ISSA and 'Champs'
Keith Noel, Columnist
IT IS AN Olympic year so, as expected, the world starts to question us. What is the secret of our athletic success? Is it our yams, our terrain, our special mix of racial types?
But the answer is there for all to see. It is 'Champs'. Our phenomenal success owes much to this annual event. We clearly have 'got it right' here. But some odd quirk in our national character leads us to want to 'fix' our athletics. Every time we enter the world spotlight because of our amazing success, people who should know better start shouting that we should correct the glaring 'wrongs' that we are doing.
And now, quoting some very dubious science and spurious logic, some persons at the Inter-Secondary Schools Sports Association (ISSA) and other educators have started a move to 'correct' the 'ills' of champs.
I grieve for the high school coaches of this country. They are the constant fall guys. We keep hearing of these 'unscrupulous' coaches who run our youngsters into the ground for their own glory. We are told that we must protect our dear children from these wicked men and women who wish them no good.
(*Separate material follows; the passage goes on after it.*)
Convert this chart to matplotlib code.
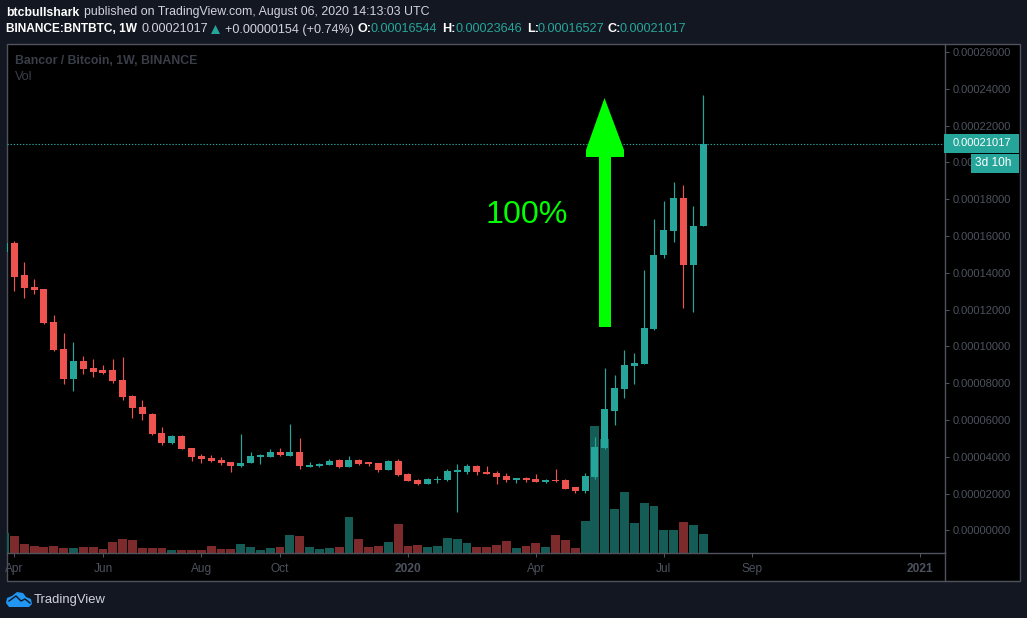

Many coaches assist, feed, sometimes even house athletes in an effort to help them achieve. I understand that in the past athletes have been overworked, or made to run when hurt, by overeager and ignorant coaches. But this has been dealt with. To prevent any overwork, ISSA has put in regulations to limit the number of events an athlete may enter. They have also hired medical professionals who survey any injuries and decide whether an athlete should be allowed to continue.
But the coach is the demon. I remember an athlete reporting a 'twinge' at Champs to his coach who discussed it with the medical doctor. He was tested and passed fit. Just as a precaution, the leg was massaged and strapped. I then went in to the stadium only to hear a radio announcer condemning the coach for running an 'injured' athlete, "for the sake of winning Champs".
Now the latest development amazes me. There is a move among some ISSA officials to further limit the number of events an athlete may enter. Now, if you are a principal and think that athletes should be entered for only one or two events, you can so instruct your coach. No entry for Champs is valid unless signed by the principal. So you, as principal, can make your decision. What this new rule will do is force the hand of principals who do not think that four events is too much for a teen to do over a four-day period.
This rule will prevent athletes from being able to do what persons like Yohan Blake or Melaine Walker did!
Of course! See what happened to them?
Part of the 'overburdening' argument is that a student who does two sprint events and the relays will have to perform about 12 times during the four days. This is seen as too much by the detractors, even though many of the athletes who make the finals do not have to work too hard in the heats. Yet, the heptathlon and decathlon are included in the programme. In these events, the athletes have to give their 'all' seven times (for girls) and 10 times (for boys) over a two-day period! What's this? Where is the logic?
Another argument that is almost amusing is the one which says that 'medical personnel' have advised that having Class 4 (under-13) events for boys is unwise because at that age boys are not physically and psychologically 'ready' for the rigours entailed in training for and doing two-three events at a championship.
This is either terribly wrong or the powers that be must put a stop to the track meet scheduled for the stadium this weekend. The primary school and prep school championships have well organised and highly competitive races in which well-coached young boys compete in events for boys under 12 years old and under 10 years old!.
Is it that something happens to them when they turn 12?